Gaz de schiste: hémorragie de capitaux aux Etats-Unis
Le mouvement de désinvestissement qui touche le secteur des pétroles de roche aux Etats-Unis commence à prendre des proportions inquiétantes : près de 30 milliards de dollars de capitaux ont été retirés par les investisseurs du secteur sur le seul 1er semestre.
30 milliards de dollars (données du cabinet FactSet), c’est presque autant que l’ensemble des sorties de capitaux qui ont touché le secteur américain des gaz de schiste sur l’ensemble de l’année 2014 ! Un chiffre spectaculaire qui confirme une fuite en avant assez problématique pour une industrie dans une situation de plus en plus précaire.
Il est vrai que le paramètre-clé, les prix du brut, a radicalement changé la donne. Quand une industrie aux lourds coûts d’investissement doit affronter une baisse de 50% de la matière première qu’elle travaille, cela provoque une série de transformations structurelles. Surtout que le pétrole de schiste est bien plus coûteux et cher à extraire que les gisements plus classiques.
Réduction de moitié des forages
Mais même si le baril se stabilise autour des 40-50 dollars, cela n’arrive pas à assurer des socles de stabilité. Pas moyen pour le moment de trouver des marges acceptables. La restructuration est donc loin d’être finie pour l’appareil de production de gaz de schiste américain.

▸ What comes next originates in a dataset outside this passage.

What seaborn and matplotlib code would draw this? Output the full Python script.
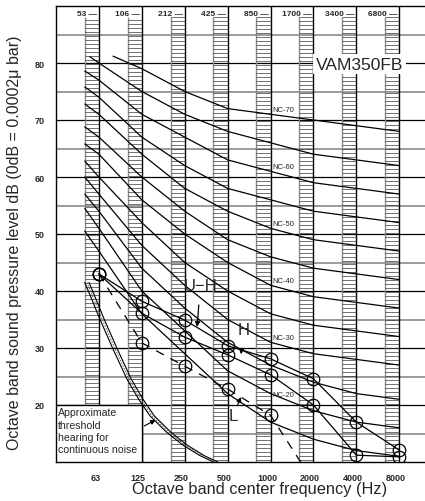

Autre preuve flagrante, le nombre des fermetures de sites de forages. Sur un an, les producteurs ont réduit la voilure de 57%, avec même une accélération très notable depuis le mois de mai. Il semble donc qu’il y ait un effet retard notable, et que l’industrie paye plusieurs mois d’un statu quo dangereux en fin d’année dernière et en début d’année 2015.
Le dilemme du pétrole bon marché
Un vrai dilemme pour l’Amérique qui est tiraillée entre un pétrole bon marché qui fait le bonheur des consommateurs et de certains secteurs d’activité, alors que tout le segment pétrolier, très large contributeur au PIB du pays, subit de plein fouet cette crise, provenue d’un filon qui devait au contraire l’enrichir.
Mais au-delà de la problématique industrielle, qui est d’ailleurs une des inquiétudes majeures du côté des pays producteurs (les Etats Unis ne font pas partie de l’OPEP), commence à poindre une vraie inquiétude financière.
Bulle de crédit inquiétante
En effet, ces sociétés qui ont multiplié les forages et les projets, alors que le baril était encore à 100 dollars l’année dernière, ont contracté pour des dizaines de milliards de dollars de prêts et de crédits auprès du secteur financier américain.
Des créances désormais considérées comme quasiment toxiques, avec un baril qui chute de moitié. L’ensemble de la dette du secteur américain du pétrole de schiste est estimé désormais à 170 milliards de dollars à fin juin, le double du montant enregistré à la fin de l’année passée. Une aggravation de la situation qui suit sur les mêmes multiples la baisse des capacités de production, et la baisse des cours.
Augmentation des défauts de paiement
Du coup, énormément de sociétés de forage spécialisées, naguère chouchoutées par les investisseurs, sont à présent dans une situation financière déplorable. Depuis le début de l’année, 6 d’entre elles ont été obligées de se placer sous protection du Chapitre 11, la loi américaine sur les faillites.
Ce qui pour les banques et les créanciers concernés constitue un nouveau fardeau de créances très à risques, à l’image des crédits sub-prime ou autres. Le gaz de schiste qui était censé devenir une manne pour le pays ressemble de plus en plus à une situation industrielle critique, doublé d’une bulle financière en cours d’explosion.